>>>
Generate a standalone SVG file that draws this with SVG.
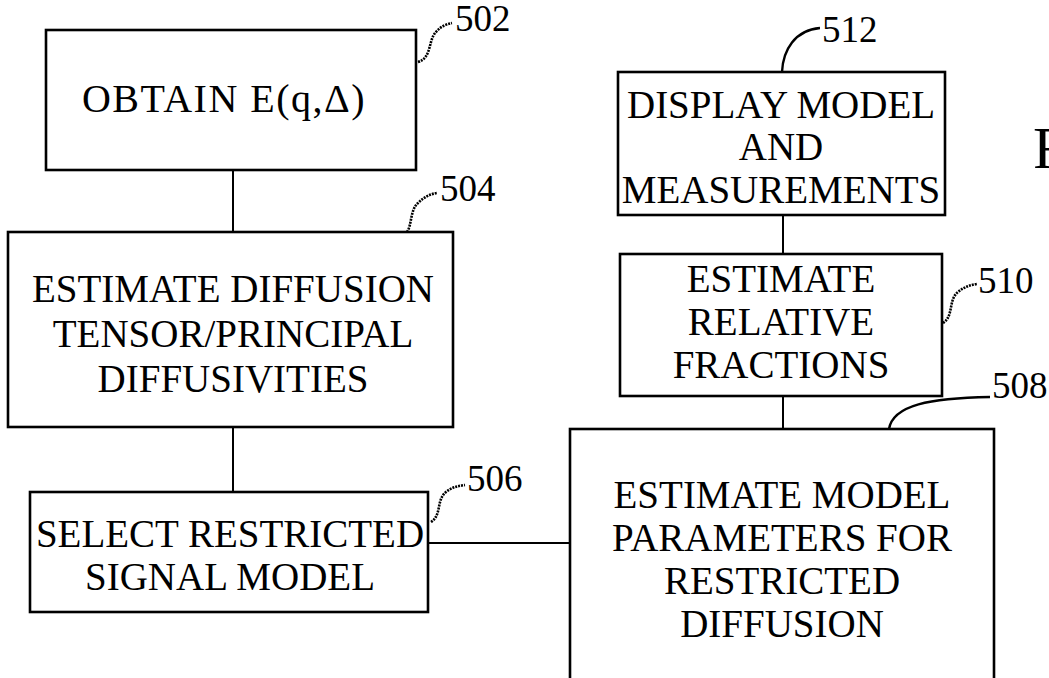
<svg xmlns="http://www.w3.org/2000/svg" width="1049" height="678" viewBox="0 0 1049 678">
<style>
.box{fill:none;stroke:#000;stroke-width:2.6}
.t{font-family:"Liberation Serif","Times New Roman",serif;font-size:39px;fill:#000;text-anchor:middle}
.lbl{font-family:"Liberation Serif","Times New Roman",serif;font-size:37px;fill:#000}
.conn{stroke:#000;stroke-width:2;fill:none}
.sq{stroke:#000;stroke-width:2.6;fill:none;stroke-dasharray:2 1}
.ld{stroke:#000;stroke-width:2.4;fill:none}
</style>
<rect width="1049" height="678" fill="#fff"/>
<g id="connectors">
<line class="conn" x1="233" y1="170" x2="233" y2="232"/>
<line class="conn" x1="233" y1="427" x2="233" y2="492"/>
<line class="conn" x1="428" y1="543" x2="570" y2="543"/>
<line class="conn" x1="783" y1="215" x2="783" y2="254"/>
<line class="conn" x1="783" y1="396" x2="783" y2="429"/>
</g>
<g id="n502">
<rect class="box" x="46" y="30" width="370" height="140"/>
<text class="t" x="224" y="112" style="font-size:40px;letter-spacing:1.5px">OBTAIN E(q,Δ)</text>
<path class="sq" d="M418,62 C432,58 428,40 436,32 C441,26 447,24 452,23"/>
<text class="lbl" x="455" y="31">502</text>
</g>
<g id="n504">
<rect class="box" x="8" y="232" width="445" height="195"/>
<text class="t" x="233" y="302">ESTIMATE DIFFUSION</text>
<text class="t" x="233" y="347">TENSOR/PRINCIPAL</text>
<text class="t" x="233" y="392">DIFFUSIVITIES</text>
<path class="sq" d="M407,232 C412,225 410,210 418,203 C424,197 430,194 437,193"/>
<text class="lbl" x="440" y="201">504</text>
</g>
<g id="n506">
<rect class="box" x="30" y="492" width="398" height="120"/>
<text class="t" x="230" y="547">SELECT RESTRICTED</text>
<text class="t" x="230" y="590">SIGNAL MODEL</text>
<path class="sq" d="M431,522 C442,515 436,500 446,492 C452,487 458,486 465,485"/>
<text class="lbl" x="467" y="491">506</text>
</g>
<g id="n508">
<rect class="box" x="570" y="429" width="424" height="270"/>
<text class="t" x="782" y="508">ESTIMATE MODEL</text>
<text class="t" x="782" y="551">PARAMETERS FOR</text>
<text class="t" x="782" y="594">RESTRICTED</text>
<text class="t" x="782" y="637">DIFFUSION</text>
<path class="ld" d="M889,429 C893,405 930,398 990,397"/>
<text class="lbl" x="992" y="398">508</text>
</g>
<g id="n510">
<rect class="box" x="620" y="254" width="322" height="142"/>
<text class="t" x="781" y="292">ESTIMATE</text>
<text class="t" x="781" y="335">RELATIVE</text>
<text class="t" x="781" y="378">FRACTIONS</text>
<path class="sq" d="M943,323 C954,316 948,300 958,292 C964,287 970,285 977,284"/>
<text class="lbl" x="978" y="293">510</text>
</g>
<g id="n512">
<rect class="box" x="618" y="72" width="327" height="143"/>
<text class="t" x="781" y="118">DISPLAY MODEL</text>
<text class="t" x="781" y="160">AND</text>
<text class="t" x="781" y="203">MEASUREMENTS</text>
<path class="ld" d="M782,72 C783,50 795,30 820,28"/>
<text class="lbl" x="822" y="42">512</text>
</g>
<text x="1033" y="168" style="font-family:'Liberation Serif','Times New Roman',serif;font-size:60px;fill:#000">F</text>
</svg>
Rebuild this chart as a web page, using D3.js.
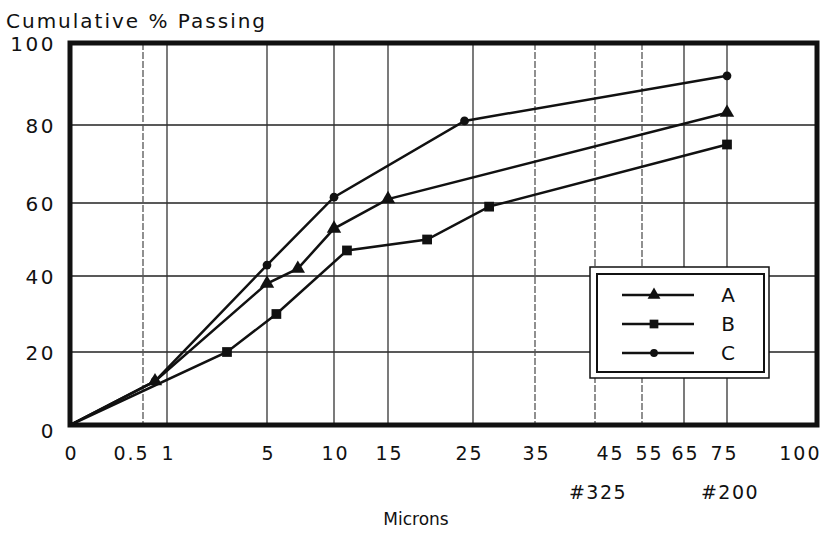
<<<
The request: Would you return the data exactly as written, without the pictures?

Result:
Generate a standalone SVG file that draws this with SVG.
<svg xmlns="http://www.w3.org/2000/svg" width="1049" height="678" viewBox="0 0 1049 678">
<style>
.box{fill:none;stroke:#000;stroke-width:2.6}
.t{font-family:"Liberation Serif","Times New Roman",serif;font-size:39px;fill:#000;text-anchor:middle}
.lbl{font-family:"Liberation Serif","Times New Roman",serif;font-size:37px;fill:#000}
.conn{stroke:#000;stroke-width:2;fill:none}
.sq{stroke:#000;stroke-width:2.6;fill:none;stroke-dasharray:2 1}
.ld{stroke:#000;stroke-width:2.4;fill:none}
</style>
<rect width="1049" height="678" fill="#fff"/>
<g id="connectors">
<line class="conn" x1="233" y1="170" x2="233" y2="232"/>
<line class="conn" x1="233" y1="427" x2="233" y2="492"/>
<line class="conn" x1="428" y1="543" x2="570" y2="543"/>
<line class="conn" x1="783" y1="215" x2="783" y2="254"/>
<line class="conn" x1="783" y1="396" x2="783" y2="429"/>
</g>
<g id="n502">
<rect class="box" x="46" y="30" width="370" height="140"/>
<text class="t" x="224" y="112" style="font-size:40px;letter-spacing:1.5px">OBTAIN E(q,Δ)</text>
<path class="sq" d="M418,62 C432,58 428,40 436,32 C441,26 447,24 452,23"/>
<text class="lbl" x="455" y="31">502</text>
</g>
<g id="n504">
<rect class="box" x="8" y="232" width="445" height="195"/>
<text class="t" x="233" y="302">ESTIMATE DIFFUSION</text>
<text class="t" x="233" y="347">TENSOR/PRINCIPAL</text>
<text class="t" x="233" y="392">DIFFUSIVITIES</text>
<path class="sq" d="M407,232 C412,225 410,210 418,203 C424,197 430,194 437,193"/>
<text class="lbl" x="440" y="201">504</text>
</g>
<g id="n506">
<rect class="box" x="30" y="492" width="398" height="120"/>
<text class="t" x="230" y="547">SELECT RESTRICTED</text>
<text class="t" x="230" y="590">SIGNAL MODEL</text>
<path class="sq" d="M431,522 C442,515 436,500 446,492 C452,487 458,486 465,485"/>
<text class="lbl" x="467" y="491">506</text>
</g>
<g id="n508">
<rect class="box" x="570" y="429" width="424" height="270"/>
<text class="t" x="782" y="508">ESTIMATE MODEL</text>
<text class="t" x="782" y="551">PARAMETERS FOR</text>
<text class="t" x="782" y="594">RESTRICTED</text>
<text class="t" x="782" y="637">DIFFUSION</text>
<path class="ld" d="M889,429 C893,405 930,398 990,397"/>
<text class="lbl" x="992" y="398">508</text>
</g>
<g id="n510">
<rect class="box" x="620" y="254" width="322" height="142"/>
<text class="t" x="781" y="292">ESTIMATE</text>
<text class="t" x="781" y="335">RELATIVE</text>
<text class="t" x="781" y="378">FRACTIONS</text>
<path class="sq" d="M943,323 C954,316 948,300 958,292 C964,287 970,285 977,284"/>
<text class="lbl" x="978" y="293">510</text>
</g>
<g id="n512">
<rect class="box" x="618" y="72" width="327" height="143"/>
<text class="t" x="781" y="118">DISPLAY MODEL</text>
<text class="t" x="781" y="160">AND</text>
<text class="t" x="781" y="203">MEASUREMENTS</text>
<path class="ld" d="M782,72 C783,50 795,30 820,28"/>
<text class="lbl" x="822" y="42">512</text>
</g>
<text x="1033" y="168" style="font-family:'Liberation Serif','Times New Roman',serif;font-size:60px;fill:#000">F</text>
</svg>
Rebuild this chart as a web page, using D3.js.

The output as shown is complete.